Arrival and First Impressions
The Stanley sits at over 7,500 feet elevation in the Rocky Mountains, and approaching it at dusk in October is undeniably atmospheric. The building is enormous — white Georgian Revival architecture glowing against the darkening mountain backdrop. The air is thin and cold, and the wind through the pines produces sounds you feel more than hear.

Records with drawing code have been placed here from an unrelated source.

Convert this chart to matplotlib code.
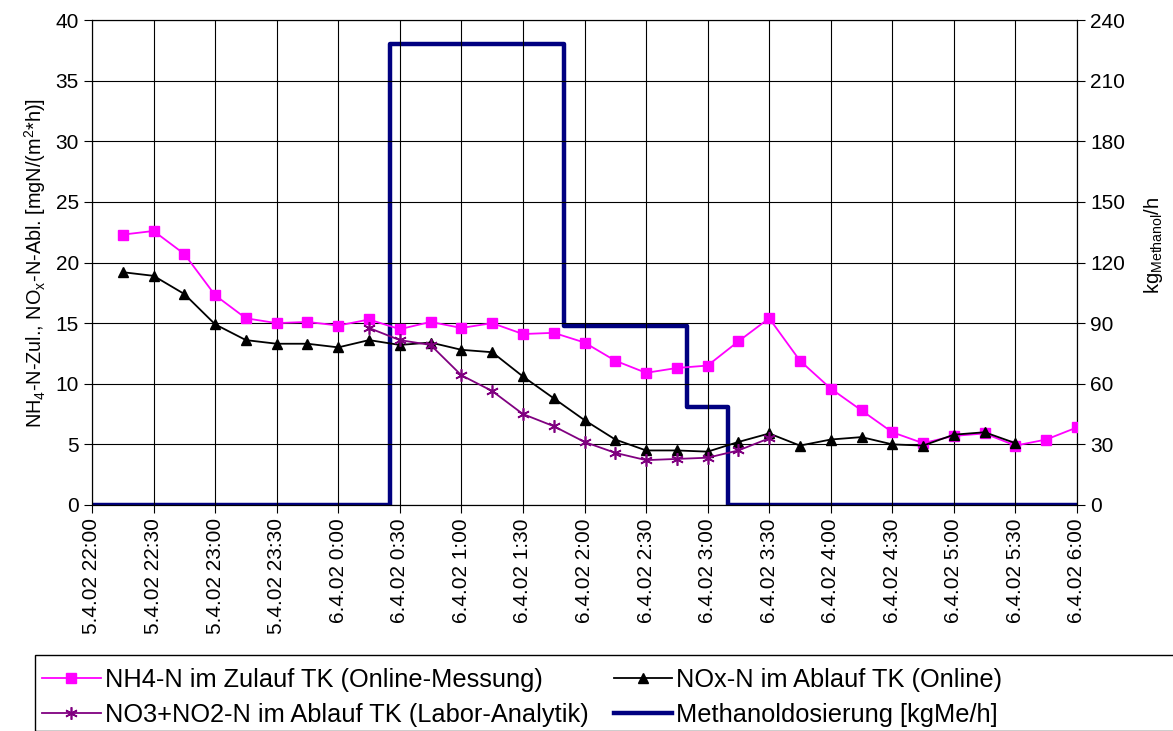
import numpy as np
import pandas as pd
import matplotlib
matplotlib.use("Agg")
import matplotlib.pyplot as plt
from matplotlib.patches import Rectangle

plt.rcParams['font.family'] = ['Liberation Sans', 'DejaVu Sans']
plt.rcParams['mathtext.fontset'] = 'custom'
plt.rcParams['mathtext.rm'] = 'Liberation Sans'
plt.rcParams['mathtext.it'] = 'Liberation Sans'

# measurement times, every 15 min from 22:15 to 6:00
times = pd.date_range("2002-04-05 22:15", periods=32, freq="15min")

nh4_zulauf = [22.3, 22.6, 20.7, 17.3, 15.4, 15.0, 15.1, 14.8, 15.3, 14.5, 15.1, 14.6,
              15.0, 14.1, 14.2, 13.4, 11.9, 10.9, 11.3, 11.5, 13.5, 15.4, 11.9, 9.6,
              7.8, 6.0, 5.1, 5.7, 5.9, 4.9, 5.4, 6.4]
nox_ablauf = [19.2, 18.9, 17.4, 14.9, 13.6, 13.3, 13.3, 13.0, 13.6, 13.2, 13.4, 12.8,
              12.6, 10.6, 8.8, 7.0, 5.4, 4.5, 4.5, 4.4, 5.2, 5.9, 4.9, 5.4,
              5.6, 5.0, 4.9, 5.8, 6.0, 5.1]
no3_labor = [14.6, 13.6, 13.2, 10.7, 9.4, 7.5, 6.5, 5.2, 4.3, 3.7, 3.8, 3.9, 4.5, 5.5]
no3_start = 8

dose_times = pd.to_datetime(["2002-04-05 22:00", "2002-04-06 00:25", "2002-04-06 01:50",
                             "2002-04-06 02:50", "2002-04-06 03:10", "2002-04-06 06:00"])
dose_levels = [0, 228, 88.5, 48.5, 0, 0]

tick_times = pd.date_range("2002-04-05 22:00", "2002-04-06 06:00", freq="30min")
tick_labels = [f"{t.day}.{t.month}.02 {t.hour}:{t.minute:02d}" for t in tick_times]

fig = plt.figure(figsize=(11.73, 7.31), dpi=100)
ax = fig.add_axes([92/1173, 1-505/731, (1077-92)/1173, (505-20)/731])
ax2 = ax.twinx()

fs = 15
l1, = ax.plot(times, nh4_zulauf, color='#FF00FF', lw=1.3, marker='s', ms=7,
              label='NH4-N im Zulauf TK (Online-Messung)', zorder=3)
l2, = ax.plot(times[:len(nox_ablauf)], nox_ablauf, color='black', lw=1.3, marker='^', ms=7.5,
              label='NOx-N im Ablauf TK (Online)', zorder=4)
l3, = ax.plot(times[no3_start:no3_start+len(no3_labor)], no3_labor, color='#800080', lw=1.3,
              marker=(6, 2, 0), ms=9, mew=1.2, label='NO3+NO2-N im Ablauf TK (Labor-Analytik)', zorder=5)
l4, = ax2.step(dose_times, dose_levels, where='post', color='#000080', lw=3.2,
               label='Methanoldosierung [kgMe/h]', zorder=2)

ax.set_xlim(tick_times[0], tick_times[-1])
ax.set_ylim(0, 40)
ax2.set_ylim(0, 240)
ax.set_yticks(np.arange(0, 41, 5))
ax2.set_yticks(np.arange(0, 241, 30))
ax.set_xticks(tick_times)
ax.set_xticklabels(tick_labels, rotation=90, fontsize=fs)
ax.tick_params(axis='y', labelsize=fs, direction='out', length=6, width=0.8)
ax.tick_params(axis='x', direction='out', length=6, width=0.8)
ax2.tick_params(axis='y', labelsize=fs, direction='out', length=6, width=0.8)
ax.grid(True, color='black', lw=0.8)
ax.set_axisbelow(True)

ax.set_zorder(ax2.get_zorder() + 1)
ax.patch.set_visible(False)

ax.set_ylabel(r'NH$_4$-N-Zul., NO$_x$-N-Abl. [mgN/(m$^2$*h)]', fontsize=14.3, labelpad=5)
ax2.set_ylabel(r'kg$_{\mathrm{Methanol}}$/h', fontsize=14.5)
ax2.yaxis.set_label_coords((1142 - 92) / 985, (505 - 245) / 485)
for s in ax.spines.values():
    s.set_linewidth(0.8)

# legend box, cut at the figure edge like the original
fig.patches.append(Rectangle((35/1173, 0), 1.2, 1-655/731, transform=fig.transFigure,
                             fill=False, edgecolor='black', lw=1.0))
fig.legend([l1, l3, l2, l4], [h.get_label() for h in [l1, l3, l2, l4]],
           loc='upper left', bbox_to_anchor=(27/1173, 1-653/731), ncol=2, frameon=False,
           fontsize=18.3, handlelength=2.3, handletextpad=0.15, columnspacing=1.0,
           labelspacing=0.42, borderpad=0.1)

fig.savefig("out.png", dpi=100)
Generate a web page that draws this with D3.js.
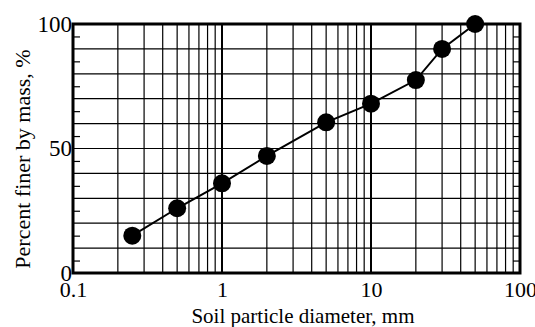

We checked in like any other guests. The staff is professional and matter-of-fact about the hotel's reputation, neither dismissing it nor playing it up. Our rooms were in the main hotel building, and we had booked one of the hotel's formal overnight investigation packages, which gave us access to several restricted areas after midnight.
The Concert Hall
The Concert Hall — a separate building where Flora Stanley once played piano — is the most reported area of paranormal activity on the property. Multiple witnesses over the decades have reported hearing piano music when the hall is empty, seeing a woman in period dress near the stage, and experiencing sudden, unexplained drops in temperature.
We spent two hours in the Concert Hall starting around 1 AM. Our EMF baseline was stable throughout — no anomalous spikes. We conducted three EVP sessions. On review the following morning, one recording from the second session contained what sounds like a single spoken syllable approximately 8 seconds after my question. It was not audible in real time. I cannot identify what the word is, and I cannot rule out a natural source. I note it because it is there.
Room 217
Room 217 is the hotel's most famous room — the one King stayed in, which inspired Room 237 in The Shining. We were granted brief access as part of our investigation package. It's a standard hotel room, well-maintained, with no particular atmospheric quality. The most commonly reported phenomena are unpacked luggage being found repacked and lights turning on independently.

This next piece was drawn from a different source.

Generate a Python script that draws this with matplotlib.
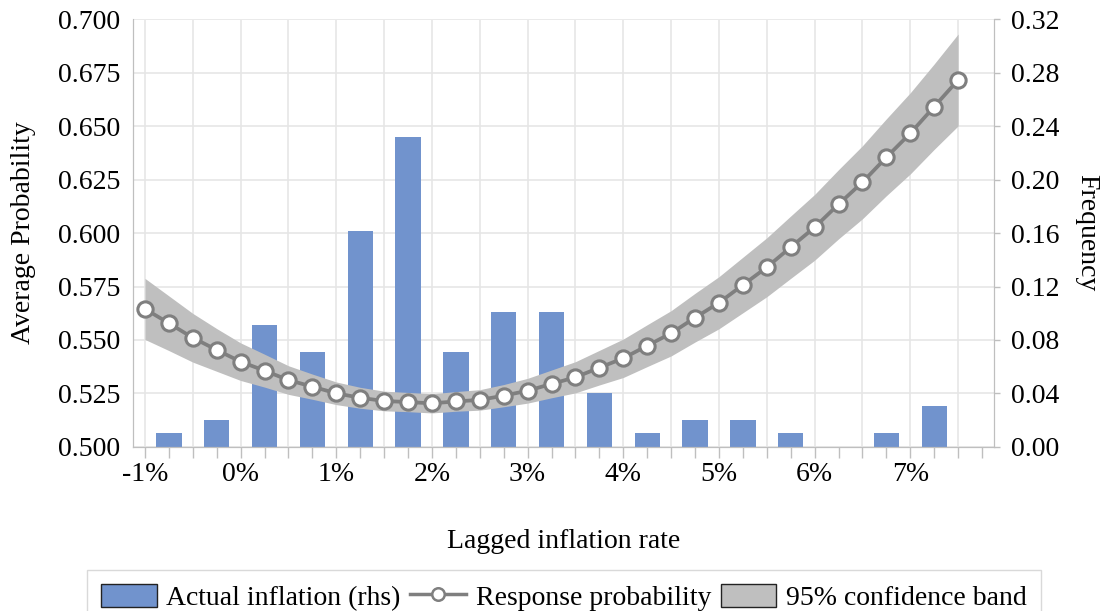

Nothing remarkable occurred during our time in 217. Our equipment showed no anomalous readings. I note this not as a debunking, but as an honest record — absence of activity during a brief visit means very little either way.
The Fourth Floor
The fourth floor of the main hotel building is consistently cited by staff and guests as the most active area. Children's voices, doors opening and closing, and visual apparitions near the stairwell are the most common reports.

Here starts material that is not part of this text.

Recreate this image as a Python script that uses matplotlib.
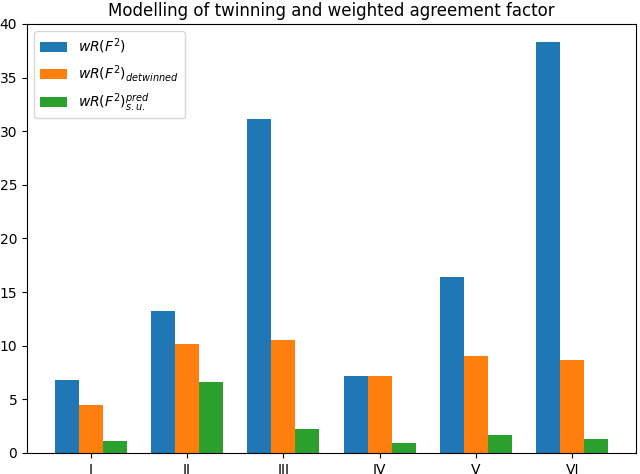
import matplotlib
matplotlib.use("Agg")
import matplotlib.pyplot as plt
import numpy as np

categories = ["I", "II", "III", "IV", "V", "VI"]
wR = [6.8, 13.2, 31.1, 7.2, 16.4, 38.3]
wR_detwinned = [4.5, 10.2, 10.5, 7.2, 9.0, 8.7]
wR_pred = [1.1, 6.6, 2.2, 0.95, 1.7, 1.3]

labels = [r"$wR(F^2)$", r"$wR(F^2)_{detwinned}$", r"$wR(F^2)_{s.u.}^{pred}$"]

fig = plt.figure(figsize=(6.4, 4.74), dpi=100)
ax = fig.add_axes([27/640, 21/474, (636-27)/640, (453-24)/474])
x = np.arange(len(categories))
w = 0.25
ax.bar(x - w, wR, w, label=labels[0], color="#1f77b4")
ax.bar(x, wR_detwinned, w, label=labels[1], color="#ff7f0e")
ax.bar(x + w, wR_pred, w, label=labels[2], color="#2ca02c")
ax.set_xticks(x)
ax.set_xticklabels(categories)
ax.set_ylim(0, 40)
ax.set_title("Modelling of twinning and weighted agreement factor")
ax.legend(loc="upper left")
fig.savefig("out.png", dpi=100)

During our walkthrough of the fourth floor at approximately 2:30 AM, two members of our team independently reported hearing what sounded like a child laughing from the direction of the stairwell. I did not hear it. We found no one in the area. No audio recording captured the sound. This is the nature of paranormal investigation — experiences are often personal, unverifiable, and frustratingly elusive to documentation.
What I Took Away
The Stanley Hotel is a genuinely extraordinary place — historically, architecturally, and atmospherically. Whether or not it is "haunted" in any definitive sense, it is a location where the combination of history, setting, and expectation creates conditions that are genuinely conducive to unusual experiences.
My honest assessment: one piece of audio I cannot fully explain, two team members with a shared auditory experience I did not share, and a building that leaves a distinct impression long after you leave. For a single overnight visit, that's more than nothing — and far less than proof. That tension is exactly what keeps me investigating.